Exercise aim: Look through the records and report how many lines include the word "LaTeX", with no other words.

Stored records:
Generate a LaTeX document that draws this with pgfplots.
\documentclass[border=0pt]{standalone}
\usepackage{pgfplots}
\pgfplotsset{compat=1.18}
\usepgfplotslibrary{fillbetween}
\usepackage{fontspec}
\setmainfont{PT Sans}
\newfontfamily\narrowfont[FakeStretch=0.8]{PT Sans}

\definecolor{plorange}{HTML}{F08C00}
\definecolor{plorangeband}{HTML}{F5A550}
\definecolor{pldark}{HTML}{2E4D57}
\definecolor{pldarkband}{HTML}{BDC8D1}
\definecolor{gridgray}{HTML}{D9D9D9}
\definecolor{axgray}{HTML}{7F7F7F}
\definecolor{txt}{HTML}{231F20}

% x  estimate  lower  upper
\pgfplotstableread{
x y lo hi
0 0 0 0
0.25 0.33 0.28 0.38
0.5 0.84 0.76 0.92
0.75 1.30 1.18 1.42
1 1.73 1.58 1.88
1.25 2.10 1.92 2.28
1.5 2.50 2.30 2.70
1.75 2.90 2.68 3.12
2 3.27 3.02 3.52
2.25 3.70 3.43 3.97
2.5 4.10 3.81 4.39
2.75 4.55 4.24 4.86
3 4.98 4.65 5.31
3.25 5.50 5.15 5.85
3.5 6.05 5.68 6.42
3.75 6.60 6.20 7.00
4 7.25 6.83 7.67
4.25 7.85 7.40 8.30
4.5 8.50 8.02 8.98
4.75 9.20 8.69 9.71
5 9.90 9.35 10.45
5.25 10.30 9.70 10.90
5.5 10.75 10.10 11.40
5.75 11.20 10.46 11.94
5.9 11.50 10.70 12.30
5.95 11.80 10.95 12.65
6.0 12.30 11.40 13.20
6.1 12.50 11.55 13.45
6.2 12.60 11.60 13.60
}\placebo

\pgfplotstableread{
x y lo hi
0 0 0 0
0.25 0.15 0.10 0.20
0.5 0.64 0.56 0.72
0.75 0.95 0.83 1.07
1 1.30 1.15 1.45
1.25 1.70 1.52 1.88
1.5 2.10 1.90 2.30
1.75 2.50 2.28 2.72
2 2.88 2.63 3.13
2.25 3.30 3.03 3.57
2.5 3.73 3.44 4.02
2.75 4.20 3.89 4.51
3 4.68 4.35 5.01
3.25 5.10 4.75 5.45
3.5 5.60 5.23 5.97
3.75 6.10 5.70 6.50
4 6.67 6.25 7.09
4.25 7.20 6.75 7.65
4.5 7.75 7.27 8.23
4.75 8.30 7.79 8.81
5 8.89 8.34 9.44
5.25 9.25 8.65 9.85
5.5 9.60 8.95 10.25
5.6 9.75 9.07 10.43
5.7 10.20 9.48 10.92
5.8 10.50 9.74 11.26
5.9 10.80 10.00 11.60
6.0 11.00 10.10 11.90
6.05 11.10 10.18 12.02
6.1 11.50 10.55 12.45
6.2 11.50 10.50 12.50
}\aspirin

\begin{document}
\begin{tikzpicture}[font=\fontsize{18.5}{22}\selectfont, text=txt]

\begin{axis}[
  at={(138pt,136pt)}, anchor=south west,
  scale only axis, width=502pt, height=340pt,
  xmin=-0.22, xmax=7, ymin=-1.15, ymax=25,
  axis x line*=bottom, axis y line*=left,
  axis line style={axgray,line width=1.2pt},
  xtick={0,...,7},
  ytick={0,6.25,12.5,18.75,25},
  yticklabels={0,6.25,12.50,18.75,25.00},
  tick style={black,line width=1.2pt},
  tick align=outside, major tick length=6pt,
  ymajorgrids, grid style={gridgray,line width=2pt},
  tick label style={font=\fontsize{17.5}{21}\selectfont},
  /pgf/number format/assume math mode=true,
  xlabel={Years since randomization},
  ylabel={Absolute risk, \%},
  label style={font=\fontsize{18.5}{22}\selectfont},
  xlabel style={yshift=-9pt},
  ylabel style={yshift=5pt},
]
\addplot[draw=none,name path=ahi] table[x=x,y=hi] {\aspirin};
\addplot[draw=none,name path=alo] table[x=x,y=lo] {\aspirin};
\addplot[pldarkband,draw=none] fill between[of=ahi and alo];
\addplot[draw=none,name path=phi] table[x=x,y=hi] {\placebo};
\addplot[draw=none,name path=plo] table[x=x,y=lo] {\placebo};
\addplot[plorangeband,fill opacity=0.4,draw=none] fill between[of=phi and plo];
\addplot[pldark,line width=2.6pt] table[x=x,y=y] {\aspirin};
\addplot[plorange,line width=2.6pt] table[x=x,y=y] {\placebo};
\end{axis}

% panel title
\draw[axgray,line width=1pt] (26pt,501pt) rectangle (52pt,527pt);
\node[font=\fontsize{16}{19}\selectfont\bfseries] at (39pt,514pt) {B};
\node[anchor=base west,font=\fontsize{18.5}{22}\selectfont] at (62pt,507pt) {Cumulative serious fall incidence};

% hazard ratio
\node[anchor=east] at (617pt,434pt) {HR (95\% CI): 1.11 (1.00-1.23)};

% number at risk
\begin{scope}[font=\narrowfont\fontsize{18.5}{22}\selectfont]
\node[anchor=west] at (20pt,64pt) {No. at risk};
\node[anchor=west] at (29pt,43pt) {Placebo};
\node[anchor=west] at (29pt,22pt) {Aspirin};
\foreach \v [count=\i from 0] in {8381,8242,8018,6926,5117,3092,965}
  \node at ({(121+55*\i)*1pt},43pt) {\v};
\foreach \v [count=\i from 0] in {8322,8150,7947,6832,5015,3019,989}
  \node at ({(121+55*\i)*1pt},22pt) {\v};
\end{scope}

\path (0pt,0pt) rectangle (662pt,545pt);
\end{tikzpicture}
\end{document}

* * *

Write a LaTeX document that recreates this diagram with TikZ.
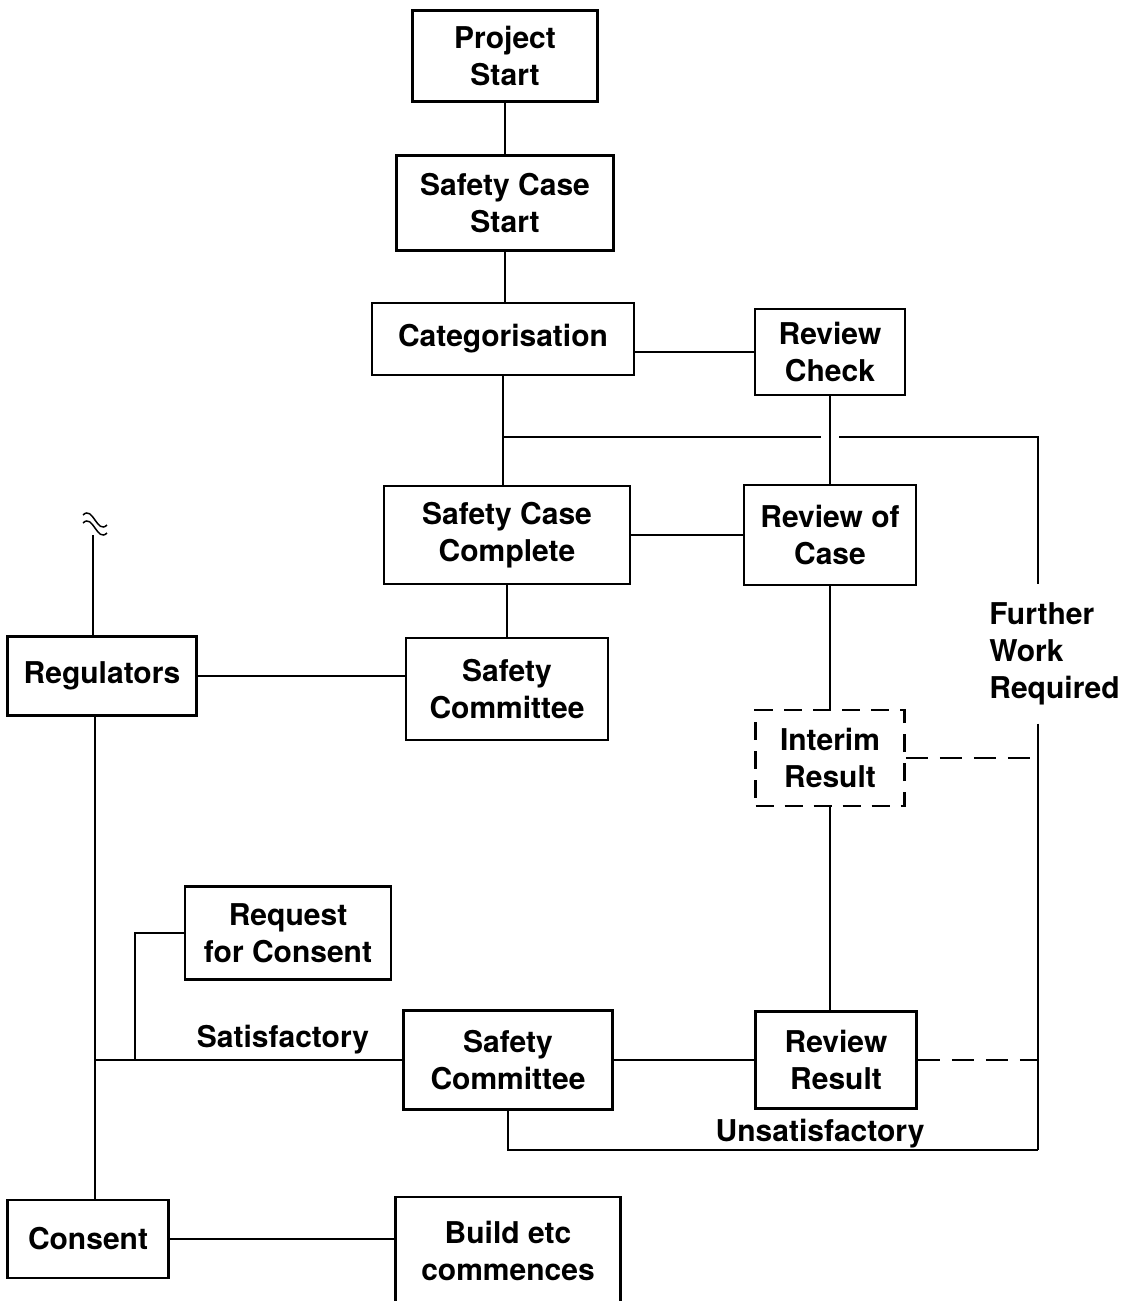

The reply: 2